You have to realize, a lot of the early stuff came off the backs of arcade titles that were designed to be played repeatedly with little progression aside a number that went up.

[-] JoeBidet@lemmy.ml 1 points 3 months ago

That's to me part of the delight in modern experience of classic games: to go through these games you never had a chance to complete before! mostly with a few features:

  • save/load states (with accessible shortcuts on your controller) anywhere in the game, whether or not the original game had a way to save/load progress, and regardless on when/where the players were "allowed" to save. because we don't have as much time as we had when we were 12yo....
  • rewind. YES. in case you havent played a modern emulator through retroarch recently you may not even have thought it would be a thing! but it is... like in movies. you get killed in that super-hard shmup that implacably sends you back to the beginning of the level every time you die? ever found that a bit... unfair, maybe? well, just rewind, dodge that bullet and keep playing. you may not integrate this new learning as much as if you had to play it 100 times to learn it by heart and get there, but hell, again, the time thing. (also fast-forward comes handy for those JRPGs games, where you had to constantly grind with random encounters in order to level up.. think "catchin'em'all" and not having all the time in the world...)
  • arcade games frequently had unlimited "continue" (as long as you would shove money into them), while console adaptations we tried our teeth into at home -for the lucky few of us- had usually an arbitrarily set number of "continue"... (mostly -so i heard about the US at least, where there was a huge rental market for console games- to make sure kids won't finish the game in less than a day or a week-end worth of a rental... and rather be challenge to rent the game again). with arcade emulators, you have all the virtual coins that you need...

Combining those together gives anyone the occasion to just experience any of these games, from start to finish, in a relatively short period of time. a 90s arcade brawler or shmup or such goes in one sitting of usually less than one hour... anyone is free to then decide to practice them hundreds of times until they decide to stop using these features one by one and/or use them as creative constraints along the way of their own training, etc...

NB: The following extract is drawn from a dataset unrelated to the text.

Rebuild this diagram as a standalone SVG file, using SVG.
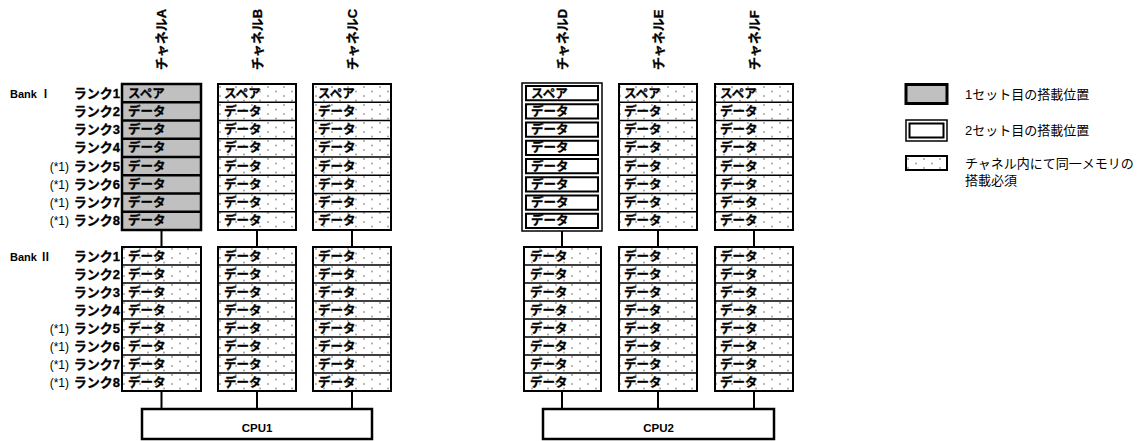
<svg xmlns="http://www.w3.org/2000/svg" width="1137" height="441" viewBox="0 0 1137 441">
<defs>
<pattern id="dots" patternUnits="userSpaceOnUse" width="16" height="9" x="0" y="0">
<rect width="16" height="9" fill="#fff"/>
<circle cx="4" cy="1.5" r="0.9" fill="#999"/>
<circle cx="12" cy="6" r="0.9" fill="#999"/>
</pattern>
<style>
text{font-family:"Liberation Sans","Noto Sans CJK JP",sans-serif;fill:#000}
.c{font-size:12.5px;font-weight:bold;stroke:#000;stroke-width:0.3}
.rl{font-size:13px;font-weight:bold;text-anchor:end;stroke:#000;stroke-width:0.3}
.nt{font-size:12px;text-anchor:end}
.ch{font-size:13px;font-weight:bold;stroke:#000;stroke-width:0.3}
.bk{font-size:11px;font-weight:bold}
.lg{font-size:13px}
.dot{fill:url(#dots);stroke:#000;stroke-width:2}
.gray{fill:#c0c0c0;stroke:#000;stroke-width:2.5}
.sep{stroke:#000;stroke-width:1.5;fill:none}
.sepT{stroke:#000;stroke-width:2.5;fill:none}
.dbo{fill:#fff;stroke:#000;stroke-width:1.5}
.dbi{fill:#fff;stroke:#000;stroke-width:2}
.cpu{fill:#fff;stroke:#000;stroke-width:2.5}
.con{stroke:#000;stroke-width:2;fill:none}
.cpt{font-size:11.5px;font-weight:bold;text-anchor:middle}
</style>
</defs>
<rect width="1137" height="441" fill="#fff"/>

<g id="channel-labels">
<text class="ch" transform="translate(166,70) rotate(-90)">チャネルA</text>
<text class="ch" transform="translate(261.5,70) rotate(-90)">チャネルB</text>
<text class="ch" transform="translate(356.5,70) rotate(-90)">チャネルC</text>
<text class="ch" transform="translate(566.5,70) rotate(-90)">チャネルD</text>
<text class="ch" transform="translate(662.5,70) rotate(-90)">チャネルE</text>
<text class="ch" transform="translate(758.5,70) rotate(-90)">チャネルF</text>
</g>

<g id="row-labels">
<text class="bk" x="10" y="97.5">Bank Ⅰ</text>
<text class="rl" x="120" y="97.5">ランク1</text>
<text class="rl" x="120" y="115.75">ランク2</text>
<text class="rl" x="120" y="134">ランク3</text>
<text class="rl" x="120" y="152.25">ランク4</text>
<text class="nt" x="69" y="170.5">(*1)</text><text class="rl" x="120" y="170.5">ランク5</text>
<text class="nt" x="69" y="188.75">(*1)</text><text class="rl" x="120" y="188.75">ランク6</text>
<text class="nt" x="69" y="207">(*1)</text><text class="rl" x="120" y="207">ランク7</text>
<text class="nt" x="69" y="225.25">(*1)</text><text class="rl" x="120" y="225.25">ランク8</text>
<text class="bk" x="10" y="260.5">Bank Ⅱ</text>
<text class="rl" x="120" y="260.5">ランク1</text>
<text class="rl" x="120" y="278.5">ランク2</text>
<text class="rl" x="120" y="296.5">ランク3</text>
<text class="rl" x="120" y="314.5">ランク4</text>
<text class="nt" x="69" y="332.5">(*1)</text><text class="rl" x="120" y="332.5">ランク5</text>
<text class="nt" x="69" y="350.5">(*1)</text><text class="rl" x="120" y="350.5">ランク6</text>
<text class="nt" x="69" y="368.5">(*1)</text><text class="rl" x="120" y="368.5">ランク7</text>
<text class="nt" x="69" y="386.5">(*1)</text><text class="rl" x="120" y="386.5">ランク8</text>
</g>

<g id="connectors">
<path class="con" d="M161.5 230V247M257 230V247M352 230V247M562 231V247M658 230V247M754 230V247"/>
<path class="con" d="M161.5 391V409M257 391V409M352 391V409M562 391V409M658 391V409M754 391V409"/>
</g>

<!-- Bank I -->
<g id="bank1-chA">
<rect class="gray" x="122" y="84" width="79" height="146"/>
<path class="sepT" d="M122 102.25H201M122 120.5H201M122 138.75H201M122 157H201M122 175.25H201M122 193.5H201M122 211.75H201"/>
<text class="c" x="128" y="97.5">スペア</text>
<text class="c" x="128" y="115.75">データ</text>
<text class="c" x="128" y="134">データ</text>
<text class="c" x="128" y="152.25">データ</text>
<text class="c" x="128" y="170.5">データ</text>
<text class="c" x="128" y="188.75">データ</text>
<text class="c" x="128" y="207">データ</text>
<text class="c" x="128" y="225.25">データ</text>
</g>
<g id="bank1-chB">
<rect class="dot" x="218" y="84" width="78" height="146"/>
<path class="sep" d="M218 102.25H296M218 120.5H296M218 138.75H296M218 157H296M218 175.25H296M218 193.5H296M218 211.75H296"/>
<text class="c" x="224" y="97.5">スペア</text>
<text class="c" x="224" y="115.75">データ</text>
<text class="c" x="224" y="134">データ</text>
<text class="c" x="224" y="152.25">データ</text>
<text class="c" x="224" y="170.5">データ</text>
<text class="c" x="224" y="188.75">データ</text>
<text class="c" x="224" y="207">データ</text>
<text class="c" x="224" y="225.25">データ</text>
</g>
<g id="bank1-chC">
<rect class="dot" x="313" y="84" width="78" height="146"/>
<path class="sep" d="M313 102.25H391M313 120.5H391M313 138.75H391M313 157H391M313 175.25H391M313 193.5H391M313 211.75H391"/>
<text class="c" x="318" y="97.5">スペア</text>
<text class="c" x="318" y="115.75">データ</text>
<text class="c" x="318" y="134">データ</text>
<text class="c" x="318" y="152.25">データ</text>
<text class="c" x="318" y="170.5">データ</text>
<text class="c" x="318" y="188.75">データ</text>
<text class="c" x="318" y="207">データ</text>
<text class="c" x="318" y="225.25">データ</text>
</g>
<g id="bank1-chD">
<rect class="dbo" x="522" y="83" width="80" height="148"/>
<rect class="dbi" x="526" y="86" width="72" height="14.25"/>
<rect class="dbi" x="526" y="104.25" width="72" height="14.25"/>
<rect class="dbi" x="526" y="122.5" width="72" height="14.25"/>
<rect class="dbi" x="526" y="140.75" width="72" height="14.25"/>
<rect class="dbi" x="526" y="159" width="72" height="14.25"/>
<rect class="dbi" x="526" y="177.25" width="72" height="14.25"/>
<rect class="dbi" x="526" y="195.5" width="72" height="14.25"/>
<rect class="dbi" x="526" y="213.75" width="72" height="14.25"/>
<text class="c" x="531" y="97.5">スペア</text>
<text class="c" x="531" y="115.75">データ</text>
<text class="c" x="531" y="134">データ</text>
<text class="c" x="531" y="152.25">データ</text>
<text class="c" x="531" y="170.5">データ</text>
<text class="c" x="531" y="188.75">データ</text>
<text class="c" x="531" y="207">データ</text>
<text class="c" x="531" y="225.25">データ</text>
</g>
<g id="bank1-chE">
<rect class="dot" x="619" y="84" width="78" height="146"/>
<path class="sep" d="M619 102.25H697M619 120.5H697M619 138.75H697M619 157H697M619 175.25H697M619 193.5H697M619 211.75H697"/>
<text class="c" x="624" y="97.5">スペア</text>
<text class="c" x="624" y="115.75">データ</text>
<text class="c" x="624" y="134">データ</text>
<text class="c" x="624" y="152.25">データ</text>
<text class="c" x="624" y="170.5">データ</text>
<text class="c" x="624" y="188.75">データ</text>
<text class="c" x="624" y="207">データ</text>
<text class="c" x="624" y="225.25">データ</text>
</g>
<g id="bank1-chF">
<rect class="dot" x="715" y="84" width="78" height="146"/>
<path class="sep" d="M715 102.25H793M715 120.5H793M715 138.75H793M715 157H793M715 175.25H793M715 193.5H793M715 211.75H793"/>
<text class="c" x="720" y="97.5">スペア</text>
<text class="c" x="720" y="115.75">データ</text>
<text class="c" x="720" y="134">データ</text>
<text class="c" x="720" y="152.25">データ</text>
<text class="c" x="720" y="170.5">データ</text>
<text class="c" x="720" y="188.75">データ</text>
<text class="c" x="720" y="207">データ</text>
<text class="c" x="720" y="225.25">データ</text>
</g>

<!-- Bank II -->
<g id="bank2-chA">
<rect class="dot" x="122" y="247" width="79" height="144"/>
<path class="sep" d="M122 265H201M122 283H201M122 301H201M122 319H201M122 337H201M122 355H201M122 373H201"/>
<text class="c" x="128" y="260.5">データ</text>
<text class="c" x="128" y="278.5">データ</text>
<text class="c" x="128" y="296.5">データ</text>
<text class="c" x="128" y="314.5">データ</text>
<text class="c" x="128" y="332.5">データ</text>
<text class="c" x="128" y="350.5">データ</text>
<text class="c" x="128" y="368.5">データ</text>
<text class="c" x="128" y="386.5">データ</text>
</g>
<g id="bank2-chB">
<rect class="dot" x="218" y="247" width="78" height="144"/>
<path class="sep" d="M218 265H296M218 283H296M218 301H296M218 319H296M218 337H296M218 355H296M218 373H296"/>
<text class="c" x="224" y="260.5">データ</text>
<text class="c" x="224" y="278.5">データ</text>
<text class="c" x="224" y="296.5">データ</text>
<text class="c" x="224" y="314.5">データ</text>
<text class="c" x="224" y="332.5">データ</text>
<text class="c" x="224" y="350.5">データ</text>
<text class="c" x="224" y="368.5">データ</text>
<text class="c" x="224" y="386.5">データ</text>
</g>
<g id="bank2-chC">
<rect class="dot" x="313" y="247" width="78" height="144"/>
<path class="sep" d="M313 265H391M313 283H391M313 301H391M313 319H391M313 337H391M313 355H391M313 373H391"/>
<text class="c" x="318" y="260.5">データ</text>
<text class="c" x="318" y="278.5">データ</text>
<text class="c" x="318" y="296.5">データ</text>
<text class="c" x="318" y="314.5">データ</text>
<text class="c" x="318" y="332.5">データ</text>
<text class="c" x="318" y="350.5">データ</text>
<text class="c" x="318" y="368.5">データ</text>
<text class="c" x="318" y="386.5">データ</text>
</g>
<g id="bank2-chD">
<rect class="dot" x="524" y="247" width="77" height="144"/>
<path class="sep" d="M524 265H601M524 283H601M524 301H601M524 319H601M524 337H601M524 355H601M524 373H601"/>
<text class="c" x="530" y="260.5">データ</text>
<text class="c" x="530" y="278.5">データ</text>
<text class="c" x="530" y="296.5">データ</text>
<text class="c" x="530" y="314.5">データ</text>
<text class="c" x="530" y="332.5">データ</text>
<text class="c" x="530" y="350.5">データ</text>
<text class="c" x="530" y="368.5">データ</text>
<text class="c" x="530" y="386.5">データ</text>
</g>
<g id="bank2-chE">
<rect class="dot" x="619" y="247" width="78" height="144"/>
<path class="sep" d="M619 265H697M619 283H697M619 301H697M619 319H697M619 337H697M619 355H697M619 373H697"/>
<text class="c" x="624" y="260.5">データ</text>
<text class="c" x="624" y="278.5">データ</text>
<text class="c" x="624" y="296.5">データ</text>
<text class="c" x="624" y="314.5">データ</text>
<text class="c" x="624" y="332.5">データ</text>
<text class="c" x="624" y="350.5">データ</text>
<text class="c" x="624" y="368.5">データ</text>
<text class="c" x="624" y="386.5">データ</text>
</g>
<g id="bank2-chF">
<rect class="dot" x="715" y="247" width="78" height="144"/>
<path class="sep" d="M715 265H793M715 283H793M715 301H793M715 319H793M715 337H793M715 355H793M715 373H793"/>
<text class="c" x="720" y="260.5">データ</text>
<text class="c" x="720" y="278.5">データ</text>
<text class="c" x="720" y="296.5">データ</text>
<text class="c" x="720" y="314.5">データ</text>
<text class="c" x="720" y="332.5">データ</text>
<text class="c" x="720" y="350.5">データ</text>
<text class="c" x="720" y="368.5">データ</text>
<text class="c" x="720" y="386.5">データ</text>
</g>

<g id="cpu1">
<rect class="cpu" x="142" y="409" width="230" height="30"/>
<text class="cpt" x="257" y="432">CPU1</text>
</g>
<g id="cpu2">
<rect class="cpu" x="543" y="409" width="231" height="30"/>
<text class="cpt" x="658.5" y="432">CPU2</text>
</g>

<g id="legend">
<rect x="906" y="84.5" width="41" height="19" fill="#c0c0c0" stroke="#000" stroke-width="3"/>
<text class="lg" x="965" y="98.5">1セット目の搭載位置</text>
<rect class="dbo" x="906" y="120" width="41" height="21"/>
<rect class="dbi" x="909.5" y="123.5" width="34" height="14"/>
<text class="lg" x="965" y="135">2セット目の搭載位置</text>
<rect class="dot" x="906" y="156" width="41" height="14"/>
<text class="lg" x="965" y="167.5">チャネル内にて同一メモリの</text>
<text class="lg" x="965" y="184.5">搭載必須</text>
</g>
</svg>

In short: modern emulation gaming levels the playing field (pun very much intended) when it comes to making those games accessible to everyone, especially those nail-hard ones, by giving access to a wide diversity of ways to experience them! yay! \o/

[-] Deway@lemmy.world 1 points 3 months ago

Just FYI, rewind features have been part of emulators for like two decades, Retroarch didn't invent anything.

[-] bluelander@lemmy.ml 1 points 3 months ago

A million times this. Retro games aren't just still good, they're better than they've ever been thanks to modern tools and emulation.

[-] affiliate@lemmy.world 1 points 3 months ago

could pringles be the new face of gaming?

[-] atomicpoet@lemmy.world 1 points 3 months ago

It’s funny: runaway console game prices are what lead me to GOG.

[-] HexesofVexes@lemmy.world 0 points 3 months ago

Early games were designed to delight, slightly more modern games are designed to both delight and advertise.

It's the difference between "I can't beat this boss so I'd better go level up for 20 mins, ooh I unlocked a new spell" and "I can't beat this boss I had better prep for a 10 hour grind, this is so I can find the X to craft the Y so I can begin to make the Z which offers me a 1 in 10 chance to unlock the option to craft a new spell... Or I could just pay $5 to skip that bit by buying the spell..."

[-] skulblaka@sh.itjust.works 1 points 3 months ago

Minus the "pay $5 to skip" part, retro games are overwhelmingly more likely to be the second than the first. How do you keep someone playing your game for longer than a weekend, in an age where games are 12mb you can't add new content after you ship? You make your game hard as balls and require a ton of grinding.

Not all games were like this, but tons were. Final fantasy, Ghosts n Ghouls/Goblins, Battletoads, and more all follow this pattern. Even Pokémon isn't exactly hard but half of the game is just grinding.